This is the second part of a double header post today. The first part was calledProcrastination.
I once wrote about the fact that I had some extraordinary highlights for a few days, yet had been miserable most of the time. The tagline of that post was:
“The reason we struggle with insecurity is because we compare our behind-the-scenes with everyone else’s highlight reel.” - Steve Furtick
The last few days have had some notable highlights too.
- On Friday I took my daughters and a friend to work to run a bake sale for Children in Need, which was a great success, for which one of my daughters had done most of the baking
- On Saturday I had a good parkrun, just 8 seconds outside my personal best (on a windy day which made it slower.) I had been feeling a bit unfit and I didn't push myself super-hard, so this was a nice surprise.
- On Saturday I also got invited to visit a beautiful six week old baby.
- On Sunday I visited that six week old baby and she was incredibly beautiful. I got to hold her and at one point I took her when she was crying and held her until she went to sleep. Which is cute but you don't know that holding a baby that goes to sleep is one of my favourite things in the world. So that was a highlight of my year.
- On Monday I had root canal treatment at the dentist. Perhaps not a great highlight but I coped with it ok which is good. And also was there for my daughters who needed me when they were ill. One highlight was not being called for jury service, which I mentioned in my procrastination post.

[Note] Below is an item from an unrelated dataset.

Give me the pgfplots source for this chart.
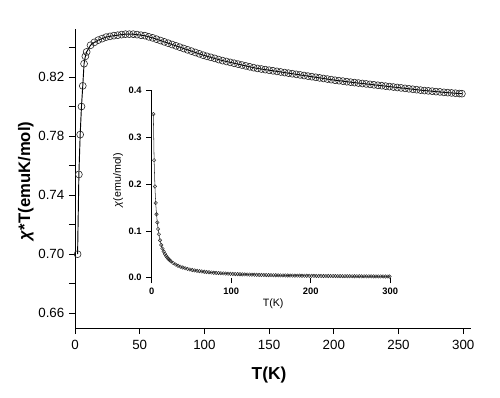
\documentclass[border=0pt]{standalone}
\usepackage{pgfplots}
\usepackage{pgfplotstable}
\pgfplotsset{compat=1.18}
\usepackage{fontspec}
\setmainfont{Liberation Sans}

\pgfplotstableread{
T chiT
2.0 0.700
3.0 0.754
4.0 0.781
5.0 0.800
6.0 0.814
7.0 0.829
8.0 0.834
9.0 0.837
12 0.8415
15 0.8435
18 0.845
21 0.846
24 0.847
27 0.8475
30 0.848
33 0.8483
36 0.8487
39 0.849
42 0.849
45 0.849
48 0.8487
51 0.8483
54 0.848
57 0.8472
60 0.8465
63 0.8456
66 0.8447
69 0.8438
72 0.8429
75 0.842
78 0.8411
81 0.8402
84 0.8393
87 0.8384
90 0.8375
93 0.8366
96 0.8357
99 0.8348
102 0.834
105 0.8333
108 0.8326
111 0.8318
114 0.8311
117 0.8305
120 0.8299
123 0.8293
126 0.8287
129 0.8281
132 0.8275
135 0.8269
138 0.8263
141 0.8258
144 0.8254
147 0.8250
150 0.8246
153 0.8242
156 0.8238
159 0.8234
162 0.8230
165 0.8226
168 0.8222
171 0.8218
174 0.8214
177 0.8210
180 0.8206
183 0.8202
186 0.8198
189 0.8194
192 0.8190
195 0.8186
198 0.8182
201 0.8178
204 0.8175
207 0.8172
210 0.8168
213 0.8165
216 0.8162
219 0.8159
222 0.8156
225 0.8153
228 0.8150
231 0.8147
234 0.8144
237 0.8141
240 0.8138
243 0.8135
246 0.8132
249 0.8129
252 0.8126
255 0.8123
258 0.8120
261 0.8117
264 0.8114
267 0.8111
270 0.8108
273 0.8106
276 0.8104
279 0.8101
282 0.8099
285 0.8096
288 0.8094
291 0.8092
294 0.8090
297 0.8088
299 0.8087
}\chitdata

\pgfplotstableread{
T chi
2.0 0.350
3.0 0.2513
4.0 0.1953
5.0 0.1600
6.0 0.1357
7.0 0.1184
8.0 0.1043
9.0 0.0930
10.5 0.0800
12 0.0701
13.5 0.0624
15 0.0562
16.5 0.0511
18 0.0469
19.5 0.0434
21 0.0403
22.5 0.0376
24 0.0353
27 0.0314
30 0.0283
33 0.0257
36 0.0236
39 0.0218
42 0.0202
45 0.0189
48 0.0177
51 0.0166
54 0.0157
57 0.0149
60 0.0141
63 0.0134
66 0.0128
69 0.0122
72 0.0117
75 0.0112
78 0.0108
81 0.0104
84 0.0100
87 0.0096
90 0.0093
93 0.0090
96 0.0087
99 0.0084
102 0.0082
105 0.0079
108 0.0077
111 0.0075
114 0.0073
117 0.0071
120 0.0069
123 0.00674
126 0.00658
129 0.00642
132 0.00627
135 0.00612
138 0.00599
141 0.00586
144 0.00573
147 0.00561
150 0.00550
153 0.00539
156 0.00528
159 0.00518
162 0.00508
165 0.00499
168 0.00489
171 0.00481
174 0.00472
177 0.00464
180 0.00456
183 0.00448
186 0.00441
189 0.00434
192 0.00427
195 0.00420
198 0.00413
201 0.00407
204 0.00401
207 0.00395
210 0.00389
213 0.00383
216 0.00378
219 0.00372
222 0.00367
225 0.00362
228 0.00357
231 0.00353
234 0.00348
237 0.00344
240 0.00339
243 0.00335
246 0.00331
249 0.00326
252 0.00322
255 0.00319
258 0.00315
261 0.00311
264 0.00307
267 0.00304
270 0.00300
273 0.00297
276 0.00294
279 0.00290
282 0.00287
285 0.00284
288 0.00281
291 0.00278
294 0.00275
297 0.00272
299 0.00270
}\chidata

\begin{document}
\begin{tikzpicture}
\useasboundingbox (0,0) rectangle (375pt,-297.75pt);
% main axis
\begin{axis}[
  at={(56.25pt,-246pt)}, anchor=south west,
  scale only axis, width=297pt, height=224.25pt,
  xmin=0, xmax=306, ymin=0.650, ymax=0.8525,
  axis lines*=left, axis line style={-, line width=0.7pt},
  tick align=outside, major tick length=4.5pt,
  tick style={black, line width=0.7pt},
  xtick={0,50,100,150,200,250,300},
  ytick={0.66,0.68,0.70,0.72,0.74,0.76,0.78,0.80,0.82,0.84},
  yticklabels={0.66,,0.70,,0.74,,0.78,,0.82,},
  /pgf/number format/assume math mode=true,
  ticklabel style={font=\fontsize{10}{12}\selectfont},
  xticklabel style={yshift=-1pt},
  xlabel={T(K)},
  xlabel style={font=\fontsize{13}{15}\selectfont\bfseries, at={(axis description cs:0.49,-0.157)}, anchor=center},
  ylabel={\textit{χ}*T(emuK/mol)},
  ylabel style={font=\fontsize{12.5}{15}\selectfont\bfseries, at={(axis description cs:-0.124,0.492)}, anchor=center},
  clip=false,
]
\addplot[black, line width=0.7pt, mark=o, mark size=2.6pt,
  mark options={black!85, line width=0.45pt}]
  table[x=T, y=chiT] {\chitdata};
\end{axis}
% inset
\begin{axis}[
  at={(113.8pt,-208.3pt)}, anchor=south west,
  scale only axis, width=178.9pt, height=140.25pt,
  xmin=0, xmax=300, ymin=0, ymax=0.4,
  axis lines*=left, axis line style={-, line width=0.6pt},
  x axis line style={draw=none},
  tick align=outside, major tick length=4pt,
  tick style={black, line width=0.6pt},
  xtick={0,100,200,300},
  ytick={0,0.1,0.2,0.3,0.4},
  yticklabel style={/pgf/number format/.cd, fixed, fixed zerofill, precision=1},
  /pgf/number format/assume math mode=true,
  ticklabel style={font=\fontsize{7}{8}\selectfont\bfseries},
  xlabel={T(K)},
  xlabel style={font=\fontsize{8}{9}\selectfont, at={(axis description cs:0.509,-0.141)}, anchor=center},
  ylabel={\textit{χ}(emu/mol)},
  ylabel style={font=\fontsize{8}{9}\selectfont, at={(axis description cs:-0.141,0.522)}, anchor=center},
  clip=false,
]
\addplot[black!80, line width=0.4pt, mark=o, mark size=1.3pt,
  mark options={black!85, line width=0.35pt}]
  table[x=T, y=chi] {\chidata};
\end{axis}
\end{tikzpicture}
\end{document}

- On Tuesday I wasn't called for jury service, and I got myself out for another 5K which is good. But a bigger highlight was that the local paper asked to use photos from the aforementioned bake sale in the paper, which my daughter will be thrilled with. And of course makes me proud of her again. Also for the first time in years, I weighed myself and was just in the healthy weight region of BMI with a value of 24.9. This is artificial because it was after my run so I had lost some sweat, but still it's a good sign that my intended weight loss (about 7 pounds in the last few months) is ongoing.
There has been a notable lowlight too, which is continuing to grieve for my friend who died last week. I don't want you to think that I am the kind of person who doesn't want any emotion in their lives, and of course I am not sorry to be sad about losing a friend.
And actually I haven't been that miserable compared to the last time I posted about highlights reel. But I do find that it's hard to remember all the good things that happen. I just naturally don't remember them. Whereas almost anything can make bad things pop into my head. Could be anxiety, could be negative self-thoughts, or memories of when I feel I let myself or other people down.
When I went for my run this morning I did actually find myself thinking of that baby falling asleep in my arms. If I was better at thinking of positive things - of which there are many in my life - I suspect I would be a lot happier.